Exactly the lines from the start of the data through the line containing "const xTickText = ['0%', '20%', '40%', '60%', '80%', '100%'];" should be output, with both ends kept and nothing added.

# # # #

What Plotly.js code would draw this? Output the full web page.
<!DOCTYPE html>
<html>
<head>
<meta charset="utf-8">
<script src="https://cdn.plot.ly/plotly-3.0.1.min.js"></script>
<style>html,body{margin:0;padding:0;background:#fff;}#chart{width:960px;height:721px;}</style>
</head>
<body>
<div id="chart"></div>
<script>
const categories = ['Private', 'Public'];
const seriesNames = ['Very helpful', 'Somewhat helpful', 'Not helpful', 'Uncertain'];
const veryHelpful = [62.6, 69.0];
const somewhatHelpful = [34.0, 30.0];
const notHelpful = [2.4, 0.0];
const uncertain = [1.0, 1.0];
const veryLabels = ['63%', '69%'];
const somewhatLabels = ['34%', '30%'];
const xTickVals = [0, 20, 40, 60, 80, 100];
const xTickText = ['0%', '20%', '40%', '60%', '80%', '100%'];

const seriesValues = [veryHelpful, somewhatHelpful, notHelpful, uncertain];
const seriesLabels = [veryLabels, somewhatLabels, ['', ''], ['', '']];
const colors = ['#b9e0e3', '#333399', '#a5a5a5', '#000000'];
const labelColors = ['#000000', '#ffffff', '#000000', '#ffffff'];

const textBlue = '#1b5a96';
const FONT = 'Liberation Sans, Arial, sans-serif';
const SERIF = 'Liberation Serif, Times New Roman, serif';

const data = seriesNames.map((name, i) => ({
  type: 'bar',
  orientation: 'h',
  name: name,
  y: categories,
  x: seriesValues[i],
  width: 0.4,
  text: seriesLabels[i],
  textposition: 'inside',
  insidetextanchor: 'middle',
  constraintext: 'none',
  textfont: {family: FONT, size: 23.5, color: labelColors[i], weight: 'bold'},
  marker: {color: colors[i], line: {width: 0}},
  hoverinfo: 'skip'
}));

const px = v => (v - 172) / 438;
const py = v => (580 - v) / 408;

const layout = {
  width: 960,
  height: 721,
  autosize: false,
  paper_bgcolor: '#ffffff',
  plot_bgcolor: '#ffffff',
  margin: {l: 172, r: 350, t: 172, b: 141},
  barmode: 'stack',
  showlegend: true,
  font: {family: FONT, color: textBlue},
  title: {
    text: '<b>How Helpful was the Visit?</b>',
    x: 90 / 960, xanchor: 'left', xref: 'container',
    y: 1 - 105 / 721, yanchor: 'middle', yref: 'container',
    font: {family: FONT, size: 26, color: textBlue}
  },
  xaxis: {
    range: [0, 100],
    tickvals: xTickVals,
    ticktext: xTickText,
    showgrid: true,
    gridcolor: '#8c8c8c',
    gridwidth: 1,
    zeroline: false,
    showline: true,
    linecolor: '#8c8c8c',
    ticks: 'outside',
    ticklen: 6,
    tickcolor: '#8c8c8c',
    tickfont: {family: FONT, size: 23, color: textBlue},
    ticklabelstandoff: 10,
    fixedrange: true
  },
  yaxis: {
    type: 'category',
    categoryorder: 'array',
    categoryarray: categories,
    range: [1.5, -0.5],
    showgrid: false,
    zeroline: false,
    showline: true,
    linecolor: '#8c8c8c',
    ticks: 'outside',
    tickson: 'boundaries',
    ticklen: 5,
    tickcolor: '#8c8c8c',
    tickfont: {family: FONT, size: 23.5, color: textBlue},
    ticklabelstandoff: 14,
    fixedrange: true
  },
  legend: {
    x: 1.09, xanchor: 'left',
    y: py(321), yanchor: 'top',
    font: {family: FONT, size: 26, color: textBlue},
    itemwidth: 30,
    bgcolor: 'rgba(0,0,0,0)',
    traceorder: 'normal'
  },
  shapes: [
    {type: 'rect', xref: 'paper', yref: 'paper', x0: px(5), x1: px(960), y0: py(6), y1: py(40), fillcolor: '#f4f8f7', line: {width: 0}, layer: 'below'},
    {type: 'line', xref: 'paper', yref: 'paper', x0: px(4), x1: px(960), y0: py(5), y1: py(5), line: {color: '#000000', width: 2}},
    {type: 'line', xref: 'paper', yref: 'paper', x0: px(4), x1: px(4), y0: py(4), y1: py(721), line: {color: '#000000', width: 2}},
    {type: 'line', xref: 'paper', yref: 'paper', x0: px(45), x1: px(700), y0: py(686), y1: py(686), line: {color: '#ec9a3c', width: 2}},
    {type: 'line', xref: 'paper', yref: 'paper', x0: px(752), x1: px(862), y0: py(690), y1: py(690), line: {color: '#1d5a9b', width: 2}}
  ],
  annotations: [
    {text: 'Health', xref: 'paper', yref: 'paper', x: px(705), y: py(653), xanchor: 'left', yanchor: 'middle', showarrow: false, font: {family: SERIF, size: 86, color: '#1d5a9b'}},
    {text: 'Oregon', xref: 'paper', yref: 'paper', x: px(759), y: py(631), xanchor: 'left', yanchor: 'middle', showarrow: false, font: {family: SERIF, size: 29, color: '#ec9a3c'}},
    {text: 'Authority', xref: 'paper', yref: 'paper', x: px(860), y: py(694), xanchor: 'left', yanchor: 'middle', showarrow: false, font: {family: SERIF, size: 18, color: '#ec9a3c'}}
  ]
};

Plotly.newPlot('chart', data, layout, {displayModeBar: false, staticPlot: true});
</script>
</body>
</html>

# # # #

RIGHT ANSWER:
What Plotly.js code would draw this? Output the full web page.
<!DOCTYPE html>
<html>
<head>
<meta charset="utf-8">
<script src="https://cdn.plot.ly/plotly-3.0.1.min.js"></script>
<style>html,body{margin:0;padding:0;background:#fff;}#chart{width:960px;height:721px;}</style>
</head>
<body>
<div id="chart"></div>
<script>
const categories = ['Private', 'Public'];
const seriesNames = ['Very helpful', 'Somewhat helpful', 'Not helpful', 'Uncertain'];
const veryHelpful = [62.6, 69.0];
const somewhatHelpful = [34.0, 30.0];
const notHelpful = [2.4, 0.0];
const uncertain = [1.0, 1.0];
const veryLabels = ['63%', '69%'];
const somewhatLabels = ['34%', '30%'];
const xTickVals = [0, 20, 40, 60, 80, 100];
const xTickText = ['0%', '20%', '40%', '60%', '80%', '100%'];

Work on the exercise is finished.